> [Task details]
Retype nothing but the lines from the start of the material up to and including the line with "var skOpenS = [3.91, 3.44];". Pictures don't belong in the copy.

> [Information provided]
**********
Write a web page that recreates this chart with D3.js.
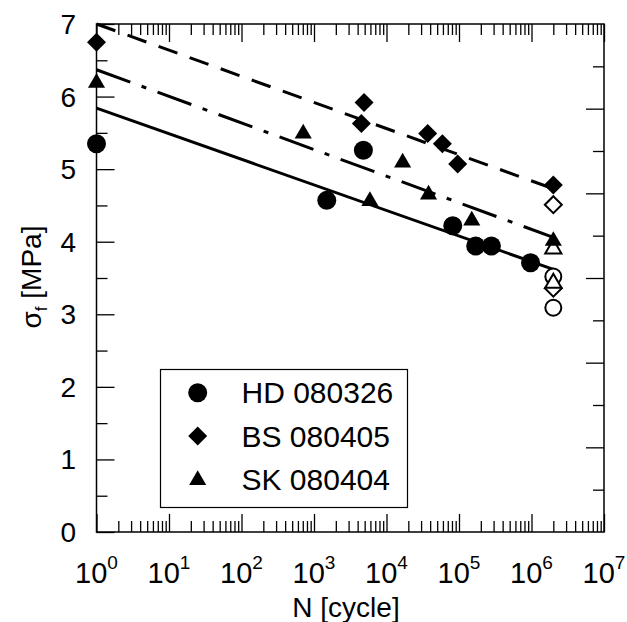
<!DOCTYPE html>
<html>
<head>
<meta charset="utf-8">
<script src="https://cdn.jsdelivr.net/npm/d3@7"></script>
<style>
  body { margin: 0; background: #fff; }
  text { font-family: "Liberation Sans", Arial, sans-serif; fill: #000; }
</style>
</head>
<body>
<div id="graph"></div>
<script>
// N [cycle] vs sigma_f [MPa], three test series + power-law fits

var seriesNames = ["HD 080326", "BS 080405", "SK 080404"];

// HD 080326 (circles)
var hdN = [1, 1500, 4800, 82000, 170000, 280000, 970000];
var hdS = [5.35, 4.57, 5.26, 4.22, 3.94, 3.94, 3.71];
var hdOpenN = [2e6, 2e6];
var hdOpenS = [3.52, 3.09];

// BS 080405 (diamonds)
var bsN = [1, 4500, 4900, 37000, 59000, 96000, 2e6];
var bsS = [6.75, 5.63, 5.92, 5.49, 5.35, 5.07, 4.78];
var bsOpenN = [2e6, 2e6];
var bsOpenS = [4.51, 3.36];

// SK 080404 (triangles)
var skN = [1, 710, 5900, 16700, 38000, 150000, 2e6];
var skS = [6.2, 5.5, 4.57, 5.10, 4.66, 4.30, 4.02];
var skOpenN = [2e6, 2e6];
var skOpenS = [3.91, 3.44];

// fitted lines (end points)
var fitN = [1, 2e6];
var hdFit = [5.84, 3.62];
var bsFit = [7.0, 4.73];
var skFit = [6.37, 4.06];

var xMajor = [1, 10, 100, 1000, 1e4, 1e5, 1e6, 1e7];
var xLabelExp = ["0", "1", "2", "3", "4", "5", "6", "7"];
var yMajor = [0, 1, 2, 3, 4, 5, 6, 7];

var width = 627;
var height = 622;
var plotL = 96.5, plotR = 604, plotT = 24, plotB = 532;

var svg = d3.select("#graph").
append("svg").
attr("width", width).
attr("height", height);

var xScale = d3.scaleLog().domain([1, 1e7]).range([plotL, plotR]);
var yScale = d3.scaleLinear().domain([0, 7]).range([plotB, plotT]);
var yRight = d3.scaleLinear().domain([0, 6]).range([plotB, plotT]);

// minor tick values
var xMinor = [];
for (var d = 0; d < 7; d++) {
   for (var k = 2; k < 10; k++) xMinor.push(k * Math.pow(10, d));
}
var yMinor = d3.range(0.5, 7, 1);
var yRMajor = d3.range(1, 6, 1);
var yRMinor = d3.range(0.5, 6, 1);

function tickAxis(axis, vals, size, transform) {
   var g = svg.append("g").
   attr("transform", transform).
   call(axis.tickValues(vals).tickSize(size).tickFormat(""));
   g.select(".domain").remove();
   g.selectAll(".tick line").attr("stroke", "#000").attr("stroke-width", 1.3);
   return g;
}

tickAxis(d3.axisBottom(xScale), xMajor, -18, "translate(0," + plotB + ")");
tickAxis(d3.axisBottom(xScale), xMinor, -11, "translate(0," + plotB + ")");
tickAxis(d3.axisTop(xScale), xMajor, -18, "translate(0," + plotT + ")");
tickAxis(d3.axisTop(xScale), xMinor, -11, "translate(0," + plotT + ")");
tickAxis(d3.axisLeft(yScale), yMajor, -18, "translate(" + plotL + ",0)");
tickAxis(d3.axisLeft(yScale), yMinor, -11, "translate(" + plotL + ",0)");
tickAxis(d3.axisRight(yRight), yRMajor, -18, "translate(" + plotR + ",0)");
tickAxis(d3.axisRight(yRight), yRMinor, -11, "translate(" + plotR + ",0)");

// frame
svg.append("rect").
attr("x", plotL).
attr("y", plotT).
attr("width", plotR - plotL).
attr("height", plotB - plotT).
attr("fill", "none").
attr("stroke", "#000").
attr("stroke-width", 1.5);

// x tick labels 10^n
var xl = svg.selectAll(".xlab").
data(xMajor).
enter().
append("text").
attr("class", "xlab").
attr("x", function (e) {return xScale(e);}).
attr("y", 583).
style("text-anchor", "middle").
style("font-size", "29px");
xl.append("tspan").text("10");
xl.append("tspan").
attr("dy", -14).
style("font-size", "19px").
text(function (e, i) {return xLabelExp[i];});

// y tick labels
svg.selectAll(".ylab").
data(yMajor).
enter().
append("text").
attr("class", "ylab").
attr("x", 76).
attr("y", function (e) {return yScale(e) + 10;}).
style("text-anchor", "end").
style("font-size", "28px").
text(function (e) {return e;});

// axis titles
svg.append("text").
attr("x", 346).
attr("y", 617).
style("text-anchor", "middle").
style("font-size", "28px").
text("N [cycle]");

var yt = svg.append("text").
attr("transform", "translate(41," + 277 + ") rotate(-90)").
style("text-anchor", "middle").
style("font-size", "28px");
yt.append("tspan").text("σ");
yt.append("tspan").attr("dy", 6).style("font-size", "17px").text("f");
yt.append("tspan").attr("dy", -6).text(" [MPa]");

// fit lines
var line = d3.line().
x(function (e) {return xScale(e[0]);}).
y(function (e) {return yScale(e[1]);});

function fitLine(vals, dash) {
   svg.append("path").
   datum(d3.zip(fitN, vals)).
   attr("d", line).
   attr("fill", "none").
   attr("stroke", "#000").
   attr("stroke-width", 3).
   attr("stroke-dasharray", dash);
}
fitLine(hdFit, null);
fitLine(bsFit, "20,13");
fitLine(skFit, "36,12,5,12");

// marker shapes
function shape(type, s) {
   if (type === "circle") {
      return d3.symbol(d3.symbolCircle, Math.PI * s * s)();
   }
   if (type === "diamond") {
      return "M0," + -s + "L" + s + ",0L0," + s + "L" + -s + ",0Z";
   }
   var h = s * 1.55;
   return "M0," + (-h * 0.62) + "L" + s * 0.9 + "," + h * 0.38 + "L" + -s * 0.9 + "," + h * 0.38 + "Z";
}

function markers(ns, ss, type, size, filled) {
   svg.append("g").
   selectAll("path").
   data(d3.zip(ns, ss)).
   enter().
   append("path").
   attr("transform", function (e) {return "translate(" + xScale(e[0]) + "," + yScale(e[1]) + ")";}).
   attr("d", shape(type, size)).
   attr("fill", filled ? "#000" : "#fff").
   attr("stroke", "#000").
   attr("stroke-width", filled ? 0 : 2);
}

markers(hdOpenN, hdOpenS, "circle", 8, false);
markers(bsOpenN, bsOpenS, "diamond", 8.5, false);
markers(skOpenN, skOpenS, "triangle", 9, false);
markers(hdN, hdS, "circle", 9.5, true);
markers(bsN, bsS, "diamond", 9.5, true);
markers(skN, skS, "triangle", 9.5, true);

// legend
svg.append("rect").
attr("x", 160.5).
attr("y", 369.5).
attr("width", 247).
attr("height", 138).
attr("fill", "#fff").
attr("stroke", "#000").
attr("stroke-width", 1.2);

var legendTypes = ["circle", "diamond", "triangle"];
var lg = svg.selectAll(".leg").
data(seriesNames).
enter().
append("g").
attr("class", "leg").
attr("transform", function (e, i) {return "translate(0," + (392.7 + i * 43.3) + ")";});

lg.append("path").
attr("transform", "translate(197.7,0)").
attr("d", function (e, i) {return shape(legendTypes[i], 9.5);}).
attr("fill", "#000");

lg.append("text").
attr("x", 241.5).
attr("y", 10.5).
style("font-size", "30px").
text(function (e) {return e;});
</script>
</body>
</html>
**********
> [Complete answer]
Write a web page that recreates this chart with D3.js.
<!DOCTYPE html>
<html>
<head>
<meta charset="utf-8">
<script src="https://cdn.jsdelivr.net/npm/d3@7"></script>
<style>
  body { margin: 0; background: #fff; }
  text { font-family: "Liberation Sans", Arial, sans-serif; fill: #000; }
</style>
</head>
<body>
<div id="graph"></div>
<script>
// N [cycle] vs sigma_f [MPa], three test series + power-law fits

var seriesNames = ["HD 080326", "BS 080405", "SK 080404"];

// HD 080326 (circles)
var hdN = [1, 1500, 4800, 82000, 170000, 280000, 970000];
var hdS = [5.35, 4.57, 5.26, 4.22, 3.94, 3.94, 3.71];
var hdOpenN = [2e6, 2e6];
var hdOpenS = [3.52, 3.09];

// BS 080405 (diamonds)
var bsN = [1, 4500, 4900, 37000, 59000, 96000, 2e6];
var bsS = [6.75, 5.63, 5.92, 5.49, 5.35, 5.07, 4.78];
var bsOpenN = [2e6, 2e6];
var bsOpenS = [4.51, 3.36];

// SK 080404 (triangles)
var skN = [1, 710, 5900, 16700, 38000, 150000, 2e6];
var skS = [6.2, 5.5, 4.57, 5.10, 4.66, 4.30, 4.02];
var skOpenN = [2e6, 2e6];
var skOpenS = [3.91, 3.44];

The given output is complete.